Shock. It’s the predominant word that retailers are using to describe how they feel after the result of the referendum on membership of the European Union became known on Friday. Despite later polls showing a sway towards Brexit, many believed it would not become reality.
But – unfortunately, believe most people – it has. The biggest concern now is the uncertainty of what the future holds. Britain cannot be sure what Brexit will mean for business, for trading agreements and for consumer confidence. This sense of being in a state of limbo is likely to remain for some time now.
We are entering an inevitable period of chaos as the reality of Britain’s exclusion from Europe dawns and the immediate effects on currency become clear. There are so many unanswered questions: who will become prime minister? When will the UK actually leave the EU? What are the short-terms effects and how long are they likely to last? These are all questions for which Drapers will continue to seek answers over the coming months in the hope that some clarity will be found.
In the meantime, the industry must remain focused on what it does best. We must endeavour to maintain trade deals within and beyond Europe and excel in our creative excellence. British brands have a strong heritage and we are world famous for our fashion – this level of influence is not something we should forget in turbulent times.
Last week, I was privileged to listen to a presentation by the formidable Anna Wintour at Cannes Lions international festival of creativity. Introducing the American Vogue editor, Burberry chief Christopher Bailey described her as “a doer not a talker”, who is completely global in outlook, unintimidated and a relentless pursuer of the new.

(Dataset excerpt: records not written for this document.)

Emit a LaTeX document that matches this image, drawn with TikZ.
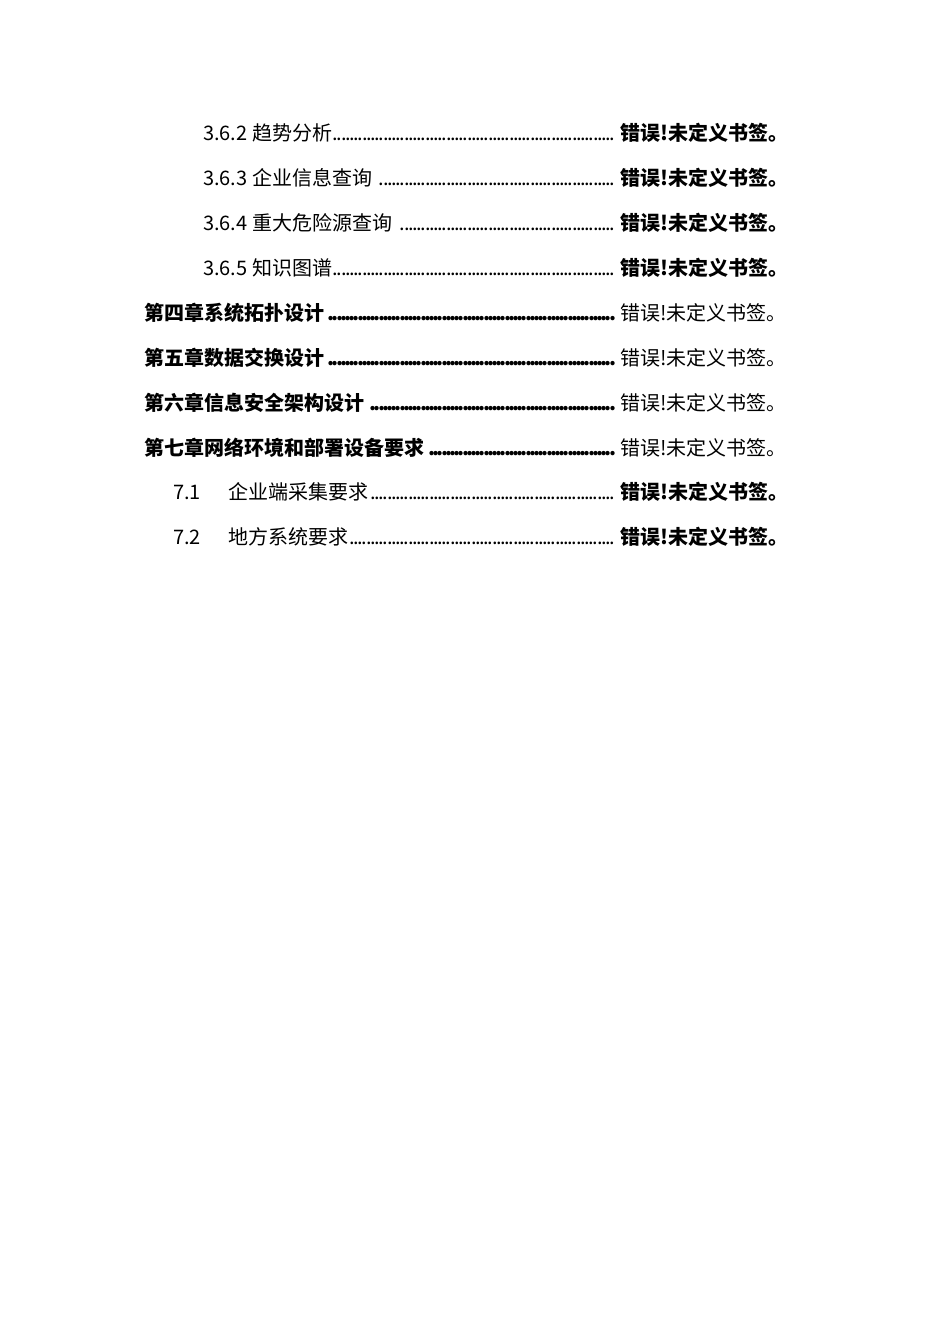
\documentclass[tikz,border=0pt]{standalone}
\usepackage{fontspec}
\setmainfont{Noto Sans CJK SC}
\newcommand{\tocline}[2]{\hbox to #1{#2\leaders\hbox to 4.2pt{\hss.\hss}\hfill}}
\begin{document}
\begin{tikzpicture}[x=1pt,y=1pt,every node/.style={inner sep=0pt,anchor=base west,font=\fontsize{20}{24}\selectfont}]
\useasboundingbox[fill=white] (0,0) rectangle (950,-1344);
\def\err{错误!未定义书签。}
\foreach \y/\t [count=\i] in {133/3.6.2 趋势分析,178/3.6.3 企业信息查询\ ,223/3.6.4 重大危险源查询\ ,268/3.6.5 知识图谱}{
  \node (s\i) at (203,-\y-7) {\tocline{414pt}{\t}};
  \node (e\i) at (620,-\y-7) {\textbf{\err}};
}
\foreach \y/\t [count=\i] in {313/第四章系统拓扑设计\ ,358/第五章数据交换设计\ ,403/第六章信息安全架构设计\ ,448/第七章网络环境和部署设备要求\ }{
  \node (c\i) at (144,-\y-7) {\bfseries\tocline{473pt}{\t}};
  \node (f\i) at (620,-\y-7) {\err};
}
\foreach \y/\n/\t [count=\i] in {492/7.1/企业端采集要求,537/7.2/地方系统要求}{
  \node (n\i) at (173,-\y-7) {\n};
  \node (t\i) at (228,-\y-7) {\tocline{389pt}{\t}};
  \node (g\i) at (620,-\y-7) {\textbf{\err}};
}
\end{tikzpicture}
\end{document}
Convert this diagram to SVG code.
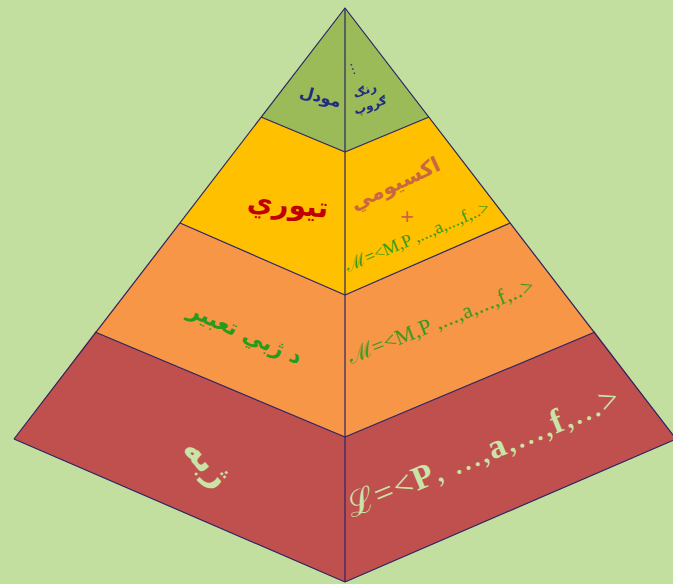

As Wintour herself said: “Creativity means thinking about the lives of our audience and how we connect with them.”
These are qualities and ambitions that I have seen across the industry and it has never been so important for UK retailers to remind themselves of their strengths. It is also important for retail leaders to reassure their employees that it is a case of business as usual.
No one knows what the future may hold and I believe in the long term, the strength of Britain’s fashion retailers and brands will prevail through adversity. But for now, it is a case of “opening up shop” and making every endeavour to retain consumer confidence in our Great British businesses.